*Collected material*.
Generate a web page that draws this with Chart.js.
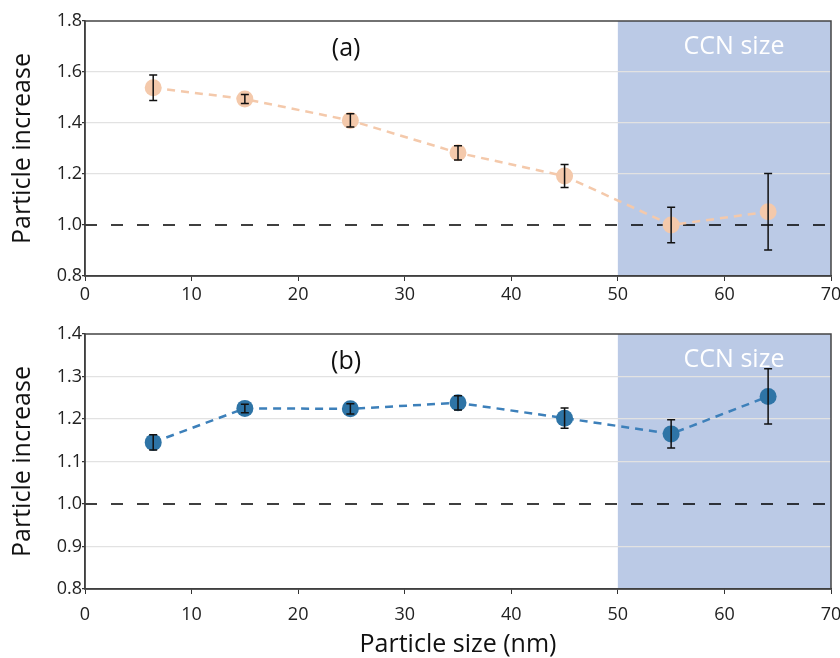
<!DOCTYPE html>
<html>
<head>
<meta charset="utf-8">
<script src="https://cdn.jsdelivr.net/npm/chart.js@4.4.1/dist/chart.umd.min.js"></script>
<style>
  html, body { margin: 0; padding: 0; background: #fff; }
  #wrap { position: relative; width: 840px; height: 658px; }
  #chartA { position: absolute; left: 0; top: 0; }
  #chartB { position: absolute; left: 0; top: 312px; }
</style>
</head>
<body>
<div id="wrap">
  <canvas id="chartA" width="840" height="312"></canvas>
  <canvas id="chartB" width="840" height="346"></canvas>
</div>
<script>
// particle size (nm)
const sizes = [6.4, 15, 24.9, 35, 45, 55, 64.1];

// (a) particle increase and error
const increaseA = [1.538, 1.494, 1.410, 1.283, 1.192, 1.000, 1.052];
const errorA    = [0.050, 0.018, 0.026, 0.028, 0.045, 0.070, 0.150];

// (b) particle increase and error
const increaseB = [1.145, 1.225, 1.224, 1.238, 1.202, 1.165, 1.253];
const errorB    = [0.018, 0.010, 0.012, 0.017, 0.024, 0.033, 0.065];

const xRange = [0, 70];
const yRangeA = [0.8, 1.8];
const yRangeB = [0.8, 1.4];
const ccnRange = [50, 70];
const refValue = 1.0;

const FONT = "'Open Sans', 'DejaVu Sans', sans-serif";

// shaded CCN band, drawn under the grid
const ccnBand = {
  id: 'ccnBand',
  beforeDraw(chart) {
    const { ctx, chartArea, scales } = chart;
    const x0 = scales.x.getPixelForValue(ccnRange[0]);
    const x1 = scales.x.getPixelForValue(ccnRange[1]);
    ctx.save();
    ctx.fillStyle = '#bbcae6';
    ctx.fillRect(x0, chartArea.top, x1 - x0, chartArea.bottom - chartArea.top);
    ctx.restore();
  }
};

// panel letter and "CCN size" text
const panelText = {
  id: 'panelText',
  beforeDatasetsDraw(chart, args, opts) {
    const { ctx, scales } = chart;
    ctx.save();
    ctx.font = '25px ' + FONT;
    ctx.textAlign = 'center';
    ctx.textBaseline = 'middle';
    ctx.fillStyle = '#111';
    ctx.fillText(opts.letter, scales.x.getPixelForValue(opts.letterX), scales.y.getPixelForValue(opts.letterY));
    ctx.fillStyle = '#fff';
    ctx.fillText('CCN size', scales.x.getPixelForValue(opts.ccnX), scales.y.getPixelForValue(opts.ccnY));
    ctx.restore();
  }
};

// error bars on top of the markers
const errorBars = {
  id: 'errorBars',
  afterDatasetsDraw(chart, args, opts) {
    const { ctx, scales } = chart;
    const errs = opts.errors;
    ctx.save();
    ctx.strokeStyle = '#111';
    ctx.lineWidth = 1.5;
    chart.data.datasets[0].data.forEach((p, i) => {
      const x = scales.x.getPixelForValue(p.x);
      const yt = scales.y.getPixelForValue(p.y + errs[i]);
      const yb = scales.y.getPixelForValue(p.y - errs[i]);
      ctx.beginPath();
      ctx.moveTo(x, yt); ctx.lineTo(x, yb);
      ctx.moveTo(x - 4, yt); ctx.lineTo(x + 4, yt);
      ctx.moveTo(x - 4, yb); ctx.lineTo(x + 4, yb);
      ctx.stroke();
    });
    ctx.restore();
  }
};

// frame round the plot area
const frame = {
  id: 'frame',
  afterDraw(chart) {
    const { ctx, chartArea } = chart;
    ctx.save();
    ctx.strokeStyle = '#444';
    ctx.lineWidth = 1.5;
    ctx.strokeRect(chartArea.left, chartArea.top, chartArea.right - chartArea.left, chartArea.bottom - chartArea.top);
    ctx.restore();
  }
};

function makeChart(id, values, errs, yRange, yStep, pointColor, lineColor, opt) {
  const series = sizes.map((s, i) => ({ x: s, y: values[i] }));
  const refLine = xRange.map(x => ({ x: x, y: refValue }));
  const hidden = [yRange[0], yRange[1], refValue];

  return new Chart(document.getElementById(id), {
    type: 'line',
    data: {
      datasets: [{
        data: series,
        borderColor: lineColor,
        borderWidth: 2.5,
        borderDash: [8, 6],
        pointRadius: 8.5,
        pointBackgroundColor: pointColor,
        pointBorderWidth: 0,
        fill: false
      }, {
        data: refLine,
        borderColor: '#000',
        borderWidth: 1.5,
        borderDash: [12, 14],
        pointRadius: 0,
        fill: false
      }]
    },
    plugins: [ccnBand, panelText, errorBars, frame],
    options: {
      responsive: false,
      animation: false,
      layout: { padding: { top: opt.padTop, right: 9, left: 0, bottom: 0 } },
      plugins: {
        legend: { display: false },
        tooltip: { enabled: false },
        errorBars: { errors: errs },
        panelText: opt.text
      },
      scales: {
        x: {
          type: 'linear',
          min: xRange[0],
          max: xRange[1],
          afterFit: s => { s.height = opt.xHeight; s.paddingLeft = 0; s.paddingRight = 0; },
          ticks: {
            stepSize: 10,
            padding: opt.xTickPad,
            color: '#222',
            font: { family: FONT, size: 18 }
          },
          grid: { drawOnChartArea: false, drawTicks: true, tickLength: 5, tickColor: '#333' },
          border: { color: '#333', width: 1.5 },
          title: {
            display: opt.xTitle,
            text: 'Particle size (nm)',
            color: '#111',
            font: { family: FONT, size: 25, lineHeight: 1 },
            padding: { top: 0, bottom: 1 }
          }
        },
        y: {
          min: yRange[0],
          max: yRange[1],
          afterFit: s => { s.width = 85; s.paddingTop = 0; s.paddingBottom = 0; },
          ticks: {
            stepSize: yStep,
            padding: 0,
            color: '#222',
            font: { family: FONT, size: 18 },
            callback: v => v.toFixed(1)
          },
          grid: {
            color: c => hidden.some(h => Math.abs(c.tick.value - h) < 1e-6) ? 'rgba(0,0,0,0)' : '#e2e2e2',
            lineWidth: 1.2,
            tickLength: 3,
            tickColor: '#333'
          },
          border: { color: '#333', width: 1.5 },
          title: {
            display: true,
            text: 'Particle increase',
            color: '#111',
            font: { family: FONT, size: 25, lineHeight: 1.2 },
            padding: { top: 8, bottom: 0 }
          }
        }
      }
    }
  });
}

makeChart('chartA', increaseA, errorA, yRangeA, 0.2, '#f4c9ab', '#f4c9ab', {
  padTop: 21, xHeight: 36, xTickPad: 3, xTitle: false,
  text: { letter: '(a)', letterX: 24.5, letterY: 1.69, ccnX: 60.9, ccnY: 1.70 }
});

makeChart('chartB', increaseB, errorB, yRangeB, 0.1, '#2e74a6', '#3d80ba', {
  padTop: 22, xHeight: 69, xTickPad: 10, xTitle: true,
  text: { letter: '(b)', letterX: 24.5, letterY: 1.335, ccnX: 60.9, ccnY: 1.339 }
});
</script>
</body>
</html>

*Aim of the task*. Quote all the lines above exactly as given. Do not include the pictures.

*Output*.
Generate a web page that draws this with Chart.js.
<!DOCTYPE html>
<html>
<head>
<meta charset="utf-8">
<script src="https://cdn.jsdelivr.net/npm/chart.js@4.4.1/dist/chart.umd.min.js"></script>
<style>
  html, body { margin: 0; padding: 0; background: #fff; }
  #wrap { position: relative; width: 840px; height: 658px; }
  #chartA { position: absolute; left: 0; top: 0; }
  #chartB { position: absolute; left: 0; top: 312px; }
</style>
</head>
<body>
<div id="wrap">
  <canvas id="chartA" width="840" height="312"></canvas>
  <canvas id="chartB" width="840" height="346"></canvas>
</div>
<script>
// particle size (nm)
const sizes = [6.4, 15, 24.9, 35, 45, 55, 64.1];

// (a) particle increase and error
const increaseA = [1.538, 1.494, 1.410, 1.283, 1.192, 1.000, 1.052];
const errorA    = [0.050, 0.018, 0.026, 0.028, 0.045, 0.070, 0.150];

// (b) particle increase and error
const increaseB = [1.145, 1.225, 1.224, 1.238, 1.202, 1.165, 1.253];
const errorB    = [0.018, 0.010, 0.012, 0.017, 0.024, 0.033, 0.065];

const xRange = [0, 70];
const yRangeA = [0.8, 1.8];
const yRangeB = [0.8, 1.4];
const ccnRange = [50, 70];
const refValue = 1.0;

const FONT = "'Open Sans', 'DejaVu Sans', sans-serif";

// shaded CCN band, drawn under the grid
const ccnBand = {
  id: 'ccnBand',
  beforeDraw(chart) {
    const { ctx, chartArea, scales } = chart;
    const x0 = scales.x.getPixelForValue(ccnRange[0]);
    const x1 = scales.x.getPixelForValue(ccnRange[1]);
    ctx.save();
    ctx.fillStyle = '#bbcae6';
    ctx.fillRect(x0, chartArea.top, x1 - x0, chartArea.bottom - chartArea.top);
    ctx.restore();
  }
};

// panel letter and "CCN size" text
const panelText = {
  id: 'panelText',
  beforeDatasetsDraw(chart, args, opts) {
    const { ctx, scales } = chart;
    ctx.save();
    ctx.font = '25px ' + FONT;
    ctx.textAlign = 'center';
    ctx.textBaseline = 'middle';
    ctx.fillStyle = '#111';
    ctx.fillText(opts.letter, scales.x.getPixelForValue(opts.letterX), scales.y.getPixelForValue(opts.letterY));
    ctx.fillStyle = '#fff';
    ctx.fillText('CCN size', scales.x.getPixelForValue(opts.ccnX), scales.y.getPixelForValue(opts.ccnY));
    ctx.restore();
  }
};

// error bars on top of the markers
const errorBars = {
  id: 'errorBars',
  afterDatasetsDraw(chart, args, opts) {
    const { ctx, scales } = chart;
    const errs = opts.errors;
    ctx.save();
    ctx.strokeStyle = '#111';
    ctx.lineWidth = 1.5;
    chart.data.datasets[0].data.forEach((p, i) => {
      const x = scales.x.getPixelForValue(p.x);
      const yt = scales.y.getPixelForValue(p.y + errs[i]);
      const yb = scales.y.getPixelForValue(p.y - errs[i]);
      ctx.beginPath();
      ctx.moveTo(x, yt); ctx.lineTo(x, yb);
      ctx.moveTo(x - 4, yt); ctx.lineTo(x + 4, yt);
      ctx.moveTo(x - 4, yb); ctx.lineTo(x + 4, yb);
      ctx.stroke();
    });
    ctx.restore();
  }
};

// frame round the plot area
const frame = {
  id: 'frame',
  afterDraw(chart) {
    const { ctx, chartArea } = chart;
    ctx.save();
    ctx.strokeStyle = '#444';
    ctx.lineWidth = 1.5;
    ctx.strokeRect(chartArea.left, chartArea.top, chartArea.right - chartArea.left, chartArea.bottom - chartArea.top);
    ctx.restore();
  }
};

function makeChart(id, values, errs, yRange, yStep, pointColor, lineColor, opt) {
  const series = sizes.map((s, i) => ({ x: s, y: values[i] }));
  const refLine = xRange.map(x => ({ x: x, y: refValue }));
  const hidden = [yRange[0], yRange[1], refValue];

  return new Chart(document.getElementById(id), {
    type: 'line',
    data: {
      datasets: [{
        data: series,
        borderColor: lineColor,
        borderWidth: 2.5,
        borderDash: [8, 6],
        pointRadius: 8.5,
        pointBackgroundColor: pointColor,
        pointBorderWidth: 0,
        fill: false
      }, {
        data: refLine,
        borderColor: '#000',
        borderWidth: 1.5,
        borderDash: [12, 14],
        pointRadius: 0,
        fill: false
      }]
    },
    plugins: [ccnBand, panelText, errorBars, frame],
    options: {
      responsive: false,
      animation: false,
      layout: { padding: { top: opt.padTop, right: 9, left: 0, bottom: 0 } },
      plugins: {
        legend: { display: false },
        tooltip: { enabled: false },
        errorBars: { errors: errs },
        panelText: opt.text
      },
      scales: {
        x: {
          type: 'linear',
          min: xRange[0],
          max: xRange[1],
          afterFit: s => { s.height = opt.xHeight; s.paddingLeft = 0; s.paddingRight = 0; },
          ticks: {
            stepSize: 10,
            padding: opt.xTickPad,
            color: '#222',
            font: { family: FONT, size: 18 }
          },
          grid: { drawOnChartArea: false, drawTicks: true, tickLength: 5, tickColor: '#333' },
          border: { color: '#333', width: 1.5 },
          title: {
            display: opt.xTitle,
            text: 'Particle size (nm)',
            color: '#111',
            font: { family: FONT, size: 25, lineHeight: 1 },
            padding: { top: 0, bottom: 1 }
          }
        },
        y: {
          min: yRange[0],
          max: yRange[1],
          afterFit: s => { s.width = 85; s.paddingTop = 0; s.paddingBottom = 0; },
          ticks: {
            stepSize: yStep,
            padding: 0,
            color: '#222',
            font: { family: FONT, size: 18 },
            callback: v => v.toFixed(1)
          },
          grid: {
            color: c => hidden.some(h => Math.abs(c.tick.value - h) < 1e-6) ? 'rgba(0,0,0,0)' : '#e2e2e2',
            lineWidth: 1.2,
            tickLength: 3,
            tickColor: '#333'
          },
          border: { color: '#333', width: 1.5 },
          title: {
            display: true,
            text: 'Particle increase',
            color: '#111',
            font: { family: FONT, size: 25, lineHeight: 1.2 },
            padding: { top: 8, bottom: 0 }
          }
        }
      }
    }
  });
}

makeChart('chartA', increaseA, errorA, yRangeA, 0.2, '#f4c9ab', '#f4c9ab', {
  padTop: 21, xHeight: 36, xTickPad: 3, xTitle: false,
  text: { letter: '(a)', letterX: 24.5, letterY: 1.69, ccnX: 60.9, ccnY: 1.70 }
});

makeChart('chartB', increaseB, errorB, yRangeB, 0.1, '#2e74a6', '#3d80ba', {
  padTop: 22, xHeight: 69, xTickPad: 10, xTitle: true,
  text: { letter: '(b)', letterX: 24.5, letterY: 1.335, ccnX: 60.9, ccnY: 1.339 }
});
</script>
</body>
</html>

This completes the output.